4 thoughts on “Bruno Bettelheim: Hustling out of the Holocaust

  • Marguerite P Phelps

    Intriguing and disturbing article. I do agree with you on most of your points. I do, however, give some credence to Bettleheim’s contention that the initial purpose of the concentration camps were more of a deterrent than an extermination vehicle. My research indicates that the earlier detainments were often temporary, a warning to leave with their families after relinquishing most of their assets. It was called the European plan, I believe. It must have been a difficult decision to make to relocate as your article suggests. The added difficulty was that immigration access was sharply curtailed in relatively short order. Ships took off loaded with affluent, educated Jews seeking safe harbor only to be denied entry. The United States, my own country, stopped accepting Jews early in the war. The novel, Ship of Fools, provides a fictional account of this. The reality is that Hitler was quoted as stating that it was proof that no other country wanted the Jews, which ultimately led to his understanding that he’d been given carte blanche to do whatever he wanted in terms of the Jewish question.

    • Chris Taylor

      It’s an interesting point you raise about the attitude of countries beyond Germany to refugees and particularly Jews. The enormity of what the Nazis did tends to obscure the complicity of the wider world in their prejudice. Hannah Arendt talks about this in Eichmann in Jerusalem, noting that far fewer Jews died in Denmark and Bulgaria than in other Nazi occupied countries. That was purely because the local populations refused to cooperate with, and actively opposed, the rounding up and incarceration of their neighbours. In some countries the locals were enthusiastic participants. My nation, the United Kingdom, has very fine thoughts of itself in relation to WWII, but I think this has been enabled by the fact that when the Nazis steamrolled the Allied armies in the early stages, they were prevented from occupying the UK, as they did the rest of Europe, by the sea. Had Britain been occupied, its inhabitants would have faced some hard moral choices, and there’s no guarantee that most would have made good ones.

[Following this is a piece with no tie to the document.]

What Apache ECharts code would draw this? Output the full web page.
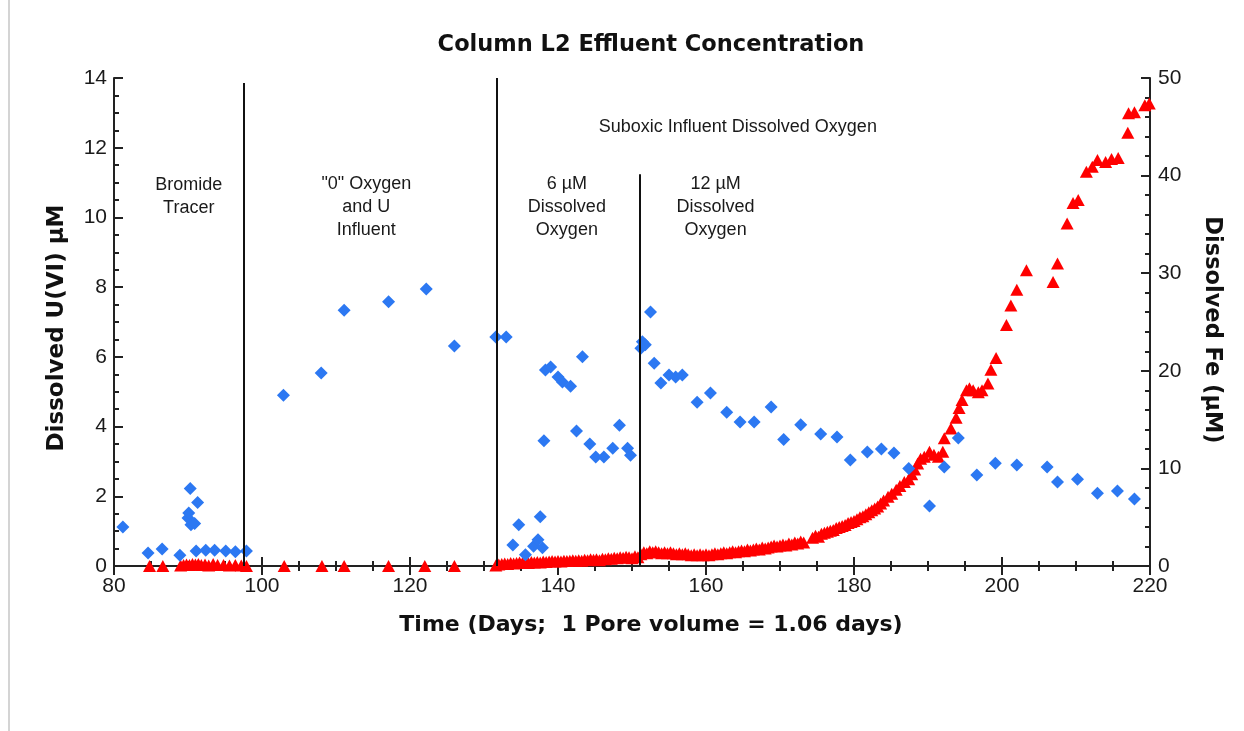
<!DOCTYPE html>
<html>
<head>
<meta charset="utf-8">
<title>Column L2 Effluent Concentration</title>
<script src="https://cdn.jsdelivr.net/npm/echarts@6/dist/echarts.min.js"></script>
<style>
  html, body { margin: 0; padding: 0; background: #ffffff; }
  #chart { width: 1244px; height: 731px; }
</style>
</head>
<body>
<div id="chart"></div>
<script>
// Dissolved U(VI), µM  — [day, concentration]
const uraniumData = [
  [81.2, 1.12], [84.6, 0.37], [86.5, 0.49], [88.9, 0.31],
  [90.0, 1.38], [90.1, 1.52], [90.3, 2.22], [90.4, 1.18], [90.9, 1.22], [91.3, 1.82],
  [91.1, 0.43], [92.4, 0.45], [93.6, 0.45], [95.1, 0.43], [96.4, 0.41], [97.9, 0.43],
  [102.9, 4.90], [108.0, 5.54], [111.1, 7.34], [117.1, 7.58], [122.2, 7.95], [126.0, 6.31],
  [131.6, 6.57], [133.0, 6.57],
  [133.9, 0.60], [134.7, 1.18], [135.6, 0.32], [136.7, 0.57], [137.3, 0.75], [137.6, 1.41], [137.9, 0.52],
  [138.1, 3.59], [138.3, 5.62], [139.0, 5.71], [140.0, 5.42], [140.6, 5.28], [141.7, 5.16],
  [142.5, 3.87], [143.3, 6.00], [144.3, 3.50], [145.1, 3.13], [146.2, 3.13], [147.4, 3.38],
  [148.3, 4.04], [149.4, 3.38], [149.8, 3.18],
  [151.2, 6.25], [151.4, 6.43], [151.8, 6.35], [152.5, 7.29], [153.0, 5.82], [153.9, 5.25],
  [155.0, 5.48], [155.9, 5.42], [156.8, 5.48], [158.8, 4.70], [160.6, 4.96], [162.8, 4.41],
  [164.6, 4.13], [166.5, 4.13], [168.8, 4.56], [170.5, 3.63], [172.8, 4.05], [175.5, 3.79],
  [177.7, 3.70], [179.5, 3.04], [181.8, 3.27], [183.7, 3.36], [185.4, 3.24], [187.4, 2.80],
  [190.2, 1.72], [192.2, 2.84], [194.1, 3.67], [196.6, 2.61], [199.1, 2.95], [202.0, 2.90],
  [206.1, 2.84], [207.5, 2.41], [210.2, 2.49], [212.9, 2.09], [215.6, 2.15], [217.9, 1.92]
];

// Dissolved Fe, µM — [day, concentration]
const ironData = [
  [84.8, 0.0], [86.6, 0.0], [89.0, 0.05], [89.4, 0.1], [89.8, 0.15], [90.2, 0.1], [90.6, 0.2],
  [91.0, 0.15], [91.4, 0.2], [91.8, 0.1], [92.3, 0.15], [92.8, 0.05], [93.4, 0.2], [94.0, 0.1],
  [94.8, 0.1], [95.6, 0.05], [96.4, 0.1], [97.2, 0.05], [97.9, 0.0],
  [103.0, 0.0], [108.1, 0.0], [111.1, 0.0], [117.1, 0.0], [122.0, 0.0], [126.0, 0.0],
  [131.6, 0.05], [132.0, 0.15], [132.4, 0.2], [132.8, 0.25], [133.2, 0.2], [133.6, 0.3], [134.0, 0.25],
  [134.4, 0.3], [134.8, 0.35], [135.2, 0.3], [135.6, 0.35], [136.0, 0.3], [136.4, 0.4],
  [136.8, 0.35], [137.2, 0.4], [137.6, 0.35], [138.0, 0.45], [138.4, 0.4], [138.8, 0.45],
  [139.2, 0.5], [139.6, 0.45], [140.0, 0.5], [140.4, 0.45], [140.8, 0.55], [141.2, 0.5],
  [141.6, 0.55], [142.0, 0.6], [142.4, 0.55], [142.8, 0.6], [143.2, 0.55], [143.6, 0.65],
  [144.0, 0.6], [144.4, 0.7], [144.8, 0.65], [145.2, 0.7], [145.6, 0.6], [146.0, 0.75],
  [146.4, 0.7], [146.8, 0.8], [147.2, 0.75], [147.6, 0.85], [148.0, 0.8], [148.4, 0.9],
  [148.8, 0.85], [149.2, 0.95], [149.6, 0.9], [150.0, 0.8], [150.4, 1.0], [150.8, 0.9],
  [151.2, 1.2], [151.6, 1.4], [152.0, 1.3], [152.4, 1.5], [152.8, 1.4], [153.2, 1.5],
  [153.6, 1.4], [154.0, 1.3], [154.4, 1.4], [154.8, 1.3], [155.2, 1.4], [155.6, 1.3],
  [156.0, 1.2], [156.4, 1.3], [156.8, 1.2], [157.2, 1.3], [157.6, 1.2], [158.0, 1.1],
  [158.4, 1.2], [158.8, 1.1], [159.2, 1.2], [159.6, 1.1], [160.0, 1.2], [160.4, 1.1],
  [160.8, 1.2], [161.2, 1.3], [161.6, 1.2], [162.0, 1.3], [162.4, 1.4], [162.8, 1.3],
  [163.2, 1.4], [163.6, 1.5], [164.0, 1.4], [164.4, 1.5], [164.8, 1.6], [165.2, 1.5],
  [165.6, 1.7], [166.0, 1.6], [166.4, 1.7], [166.8, 1.8], [167.2, 1.7], [167.6, 1.9],
  [168.0, 1.8], [168.4, 1.9], [168.8, 2.0], [169.2, 2.1], [169.6, 2.0], [170.0, 2.1],
  [170.4, 2.2], [170.8, 2.1], [171.2, 2.3], [171.6, 2.2], [172.0, 2.4], [172.4, 2.3],
  [172.8, 2.5], [173.2, 2.4],
  [174.4, 2.9], [174.8, 3.1], [175.2, 3.0], [175.6, 3.3], [176.0, 3.4], [176.4, 3.5],
  [176.8, 3.6], [177.2, 3.7], [177.6, 3.9], [178.0, 4.0], [178.4, 4.1], [178.8, 4.2],
  [179.2, 4.4], [179.6, 4.5], [180.0, 4.6], [180.4, 4.8], [180.8, 5.0], [181.2, 5.1],
  [181.6, 5.3], [182.0, 5.5], [182.4, 5.7], [182.8, 5.9], [183.2, 6.1], [183.6, 6.4],
  [184.0, 6.7], [184.6, 7.1], [185.1, 7.4], [185.7, 7.8], [186.2, 8.2], [186.8, 8.6],
  [187.4, 8.9], [187.8, 9.4], [188.2, 9.9], [188.6, 10.5], [189.0, 11.0], [189.5, 11.2],
  [190.2, 11.7], [190.8, 11.4], [191.4, 11.2], [192.0, 11.7], [192.2, 13.1], [193.1, 14.1],
  [193.8, 15.2], [194.2, 16.2], [194.6, 17.0], [195.2, 18.0], [195.6, 18.2], [196.1, 18.0],
  [196.8, 17.8], [197.3, 18.0], [198.1, 18.7], [198.5, 20.1], [199.2, 21.3], [200.6, 24.7],
  [201.2, 26.7], [202.0, 28.3], [203.3, 30.3], [206.9, 29.1], [207.5, 31.0], [208.8, 35.1],
  [209.6, 37.2], [210.3, 37.5], [211.4, 40.4], [212.2, 40.9], [212.9, 41.6], [214.0, 41.4],
  [214.8, 41.7], [215.7, 41.8], [217.0, 44.4], [217.1, 46.4], [217.9, 46.5], [219.3, 47.2],
  [219.9, 47.4]
];

// Phase boundaries: [day, top of line on the U(VI) axis]
const phaseLines = [
  [97.6, 13.86],
  [131.7, 14.0],
  [151.0, 11.24]
];

// Phase notes: [day, U(VI) axis height, text]
const phaseNotes = [
  [90.1, 10.6, 'Bromide\nTracer'],
  [114.1, 10.3, '"0" Oxygen\nand U\nInfluent'],
  [141.2, 10.3, '6 µM\nDissolved\nOxygen'],
  [161.3, 10.3, '12 µM\nDissolved\nOxygen'],
  [164.3, 12.6, 'Suboxic Influent Dissolved Oxygen']
];

const chart = echarts.init(document.getElementById('chart'), null, { renderer: 'canvas' });

const FONT = '"Liberation Sans", Arial, sans-serif';
const BOLD_FONT = '"DejaVu Sans", "Liberation Sans", Arial, sans-serif';
const AXIS_COLOR = '#222222';

const tickLabel = { fontFamily: FONT, fontSize: 21, color: '#1a1a1a' };
const tickStyle = { color: AXIS_COLOR, width: 2 };

function headingText(text, x, y, size, rotation) {
  return {
    type: 'text', silent: true, x: x, y: y, rotation: rotation || 0,
    style: {
      text: text, font: 'bold ' + size + 'px ' + BOLD_FONT, fill: '#111111',
      textAlign: 'center', textVerticalAlign: 'middle'
    }
  };
}

const option = {
  backgroundColor: '#ffffff',
  animation: false,
  grid: { left: 114, right: 94, top: 78, bottom: 165 },
  xAxis: [
    {
      type: 'value', min: 80, max: 220, interval: 20,
      axisLine: { lineStyle: tickStyle },
      axisTick: { inside: true, length: 9, lineStyle: tickStyle },
      minorTick: { show: true, splitNumber: 4, length: 5, lineStyle: tickStyle },
      axisLabel: Object.assign({ margin: 10 }, tickLabel),
      splitLine: { show: false }
    },
    {
      type: 'value', min: 80, max: 220, interval: 20, position: 'top',
      axisLine: { lineStyle: tickStyle },
      axisTick: { inside: true, length: 9, lineStyle: tickStyle },
      minorTick: { show: true, splitNumber: 4, length: 5, lineStyle: tickStyle },
      axisLabel: { show: false },
      splitLine: { show: false }
    }
  ],
  yAxis: [
    {
      type: 'value', min: 0, max: 14, interval: 2,
      axisLine: { show: true, lineStyle: tickStyle },
      axisTick: { show: true, inside: true, length: 9, lineStyle: tickStyle },
      minorTick: { show: true, splitNumber: 4, length: 5, lineStyle: tickStyle },
      axisLabel: Object.assign({ margin: 7 }, tickLabel),
      splitLine: { show: false }
    },
    {
      type: 'value', min: 0, max: 50, interval: 10, position: 'right',
      axisLine: { show: true, lineStyle: tickStyle },
      axisTick: { show: true, inside: true, length: 9, lineStyle: tickStyle },
      minorTick: { show: true, splitNumber: 5, length: 5, lineStyle: tickStyle },
      axisLabel: Object.assign({ margin: 8 }, tickLabel),
      splitLine: { show: false }
    }
  ],
  graphic: [
    {
      type: 'line', silent: true,
      shape: { x1: 9, y1: 0, x2: 9, y2: 731 },
      style: { stroke: '#d4d4d4', lineWidth: 2 }
    },
    headingText('Column L2 Effluent Concentration', 651, 45, 22.5),
    headingText('Time (Days;  1 Pore volume = 1.06 days)', 651, 625, 22),
    headingText('Dissolved U(VI) µM', 57, 328, 23, Math.PI / 2),
    headingText('Dissolved Fe (µM)', 1212, 330, 22.5, -Math.PI / 2)
  ],
  series: [
    {
      name: 'Dissolved Fe',
      type: 'scatter',
      xAxisIndex: 0, yAxisIndex: 1,
      data: ironData,
      symbol: 'triangle',
      symbolSize: [13, 12],
      clip: false,
      itemStyle: { color: '#ff0000', opacity: 1 },
      z: 2
    },
    {
      name: 'Dissolved U(VI)',
      type: 'scatter',
      xAxisIndex: 0, yAxisIndex: 0,
      data: uraniumData,
      symbol: 'diamond',
      symbolSize: [13, 13],
      clip: false,
      itemStyle: { color: '#2c78f2', opacity: 1 },
      z: 3,
      markLine: {
        silent: true,
        symbol: ['none', 'none'],
        label: { show: false },
        lineStyle: { color: '#111111', width: 2, type: 'solid' },
        data: phaseLines.map(p => [{ coord: [p[0], p[1]] }, { coord: [p[0], 0] }])
      }
    },
    {
      name: 'Phase notes',
      type: 'scatter',
      xAxisIndex: 0, yAxisIndex: 0,
      data: phaseNotes,
      symbolSize: 0,
      silent: true,
      itemStyle: { opacity: 1 },
      label: {
        show: true,
        position: 'inside',
        formatter: p => p.data[2],
        fontFamily: FONT,
        fontSize: 18,
        lineHeight: 23,
        color: '#1a1a1a',
        align: 'center',
        verticalAlign: 'middle'
      },
      z: 4
    }
  ]
};

chart.setOption(option);
</script>
</body>
</html>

  • Sheila Appleby Williams

    I discovered a typewritten letter Bettelheim wrote to my mother on Sept. 18, 1958 when my brother Arthur (diagnosed with autistim/juvenile schizophrenia) had been a student at his Orthogenic School in Chicago at the age of 5 and for several years and was making little progress.
    In the letter he says “Arthur is terribly unhappy, unless continually catered to and permitted, without interference, to remain in his delusional world.” “I am afraid I must advise you to arrange for Arthur’s placement in a mental institution.” “The time will come when I will not just advise it, but have to request it.”

    My brother was institutionalized from the age of 11 until the institutons closed and he now lives in a group home.

    • Chris Taylor

      Thank you for sharing that fragment of your family history. Bettelheim’s advice sounds ominous, though I don’t, of course, know what your brother’s experience was like. However, shutting people away in institutions is generally an admission that we don’t have a good solution for dealing with them. Even today, in the UK, many people with severe autism are effectively imprisoned in care homes that offer inadequate care. Abuse within the ‘care’ system still occurs. I’m aware of one journalist in particular who writes on this issue: http://www.ianbirrell.com/tag/autism/.

      I dare to hope that your brother didn’t suffer as some have, but being removed from your home at 5 years old is a suffering itself, whatever the reason, good or bad.